-
1. Re: Trend line R-squared and P-values different when date is discrete vs. continuous. Which is correct?
Don Wise Nov 11, 2018 8:35 AM (in response to Suvojit Basu)Hello Suvojit,
The difference in trend lines is due to whether the pill is being used as either Discrete or Continuous. A Discrete use of the pill will give you Headers for finite values vs Continuous which is a range of infinite values.
A good explanation can be found on Interworks site: https://interworks.com/blog/ccapitula/2014/10/28/tableau-essentials-chart-types-line-charts-continuous-discrete or here: https://www.interworks.com/blog/mtreadwell/2014/02/19/tableau-pills-continuous-and-discrete-data-roles
Ultimately, you'll need to decide which use case scenario meets your needs for your particular business case, say perhaps whether you have seasonal spikes in your data and need to determine whether the trend is affected/disaffected by those spikes in the data.
Hope this helps answer your question. If yes, please mark this response as correct. Thx, Don
-
2. Re: Trend line R-squared and P-values different when date is discrete vs. continuous. Which is correct?
Suvojit Basu Nov 11, 2018 9:05 AM (in response to Don Wise)Hi Don,
Thanks very much for the prompt response. I understand the difference between discrete vs. continuous dates. And I agree with you on having to decide which to use given the specific business case. However, let's say a question on trend line, specifically p-value and R-squared value is asked in a test/interview scenario (Tableau certification exam for example). Will discrete date or continuous date provide the correct answer?
Thanks.
Suvojit
-
3. Re: Trend line R-squared and P-values different when date is discrete vs. continuous. Which is correct?
Don Wise Nov 11, 2018 9:36 AM (in response to Suvojit Basu)1 of 1 people found this helpfulHi Suvojit,
As excerpted from What is the relationship between R-squared and p-value in a regression?
You'll need to check the values for both to see whether it fits the modeling scenarios. R-square value tells you how much variation is explained by your model. So 0.1 R-square means that your model explains 10% of variation within the data. The greater R-square the better the model.
Whereas p-value tells you about the F statistic hypothesis testing of the "fit of the intercept-only model and your model are equal". So if the p-value is less than the significance level (usually 0.05) then your model fits the data well.
Thus you have four scenarios:
1) low R-square and low p-value (p-value <= 0.05) = means that your model doesn't explain much of variation of the data but it is significant (better than not having a model)
2) low R-square and high p-value (p-value > 0.05) = means that your model doesn't explain much of variation of the data and it is not significant (worst scenario)
3) high R-square and low p-value = means your model explains a lot of variation within the data and is significant (best scenario)
4) high R-square and high p-value = means that your model explains a lot of variation within the data but is not significant (model is worthless)
What do your trend line values tell you?
Hope that helps!
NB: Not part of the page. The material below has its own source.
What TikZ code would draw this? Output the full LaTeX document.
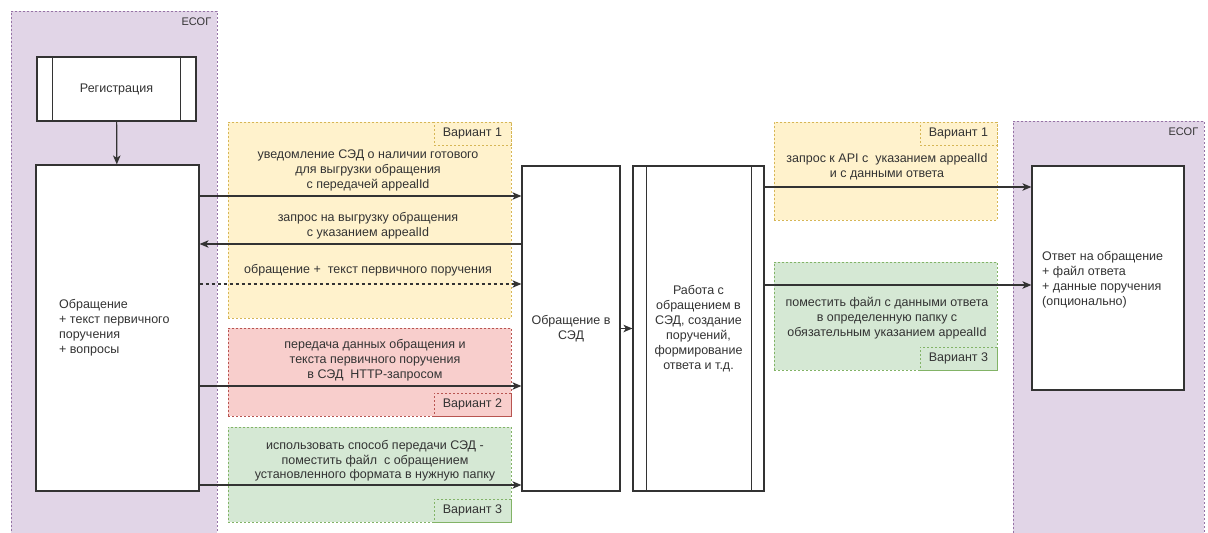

Thx, Don
-
4. Re: Trend line R-squared and P-values different when date is discrete vs. continuous. Which is correct?
Suvojit Basu Nov 11, 2018 11:22 AM (in response to Don Wise)Hi Don,
I couldn’t have got a better explanation. Thanks very much for taking the time for such a detailed response. Sincerely appreciate it.
Best,
Suvojit
-
5. Re: Trend line R-squared and P-values different when date is discrete vs. continuous. Which is correct?
Don Wise Nov 11, 2018 11:23 AM (in response to Suvojit Basu)Glad to have helped, please close this thread by marking as helpful or correct so that others may find it useful in the future. Thx, Don
-
6. Re: Trend line R-squared and P-values different when date is discrete vs. continuous. Which is correct?
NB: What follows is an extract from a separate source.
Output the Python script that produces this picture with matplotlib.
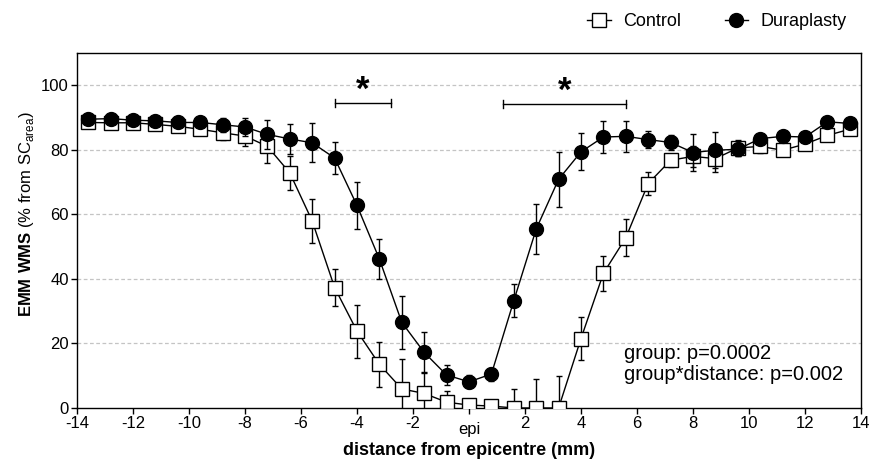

Dan CoryNov 12, 2018 5:10 PM (in response to Suvojit Basu)
1 of 1 people found this helpfulSuvojit -
The discrete (date part) version treats the months as equally spaced, while the continuous (date trunc) version treats the months as spaced according to the calendar. Since months aren't quite equal lengths, this leads to slightly different behavior. The correct answer would really depend on the data you were analyzing.
Dan
-
7. Re: Trend line R-squared and P-values different when date is discrete vs. continuous. Which is correct?
Suvojit Basu Nov 23, 2018 6:42 AM (in response to Dan Cory)Thanks Dan... I get it now. Appreciate your help!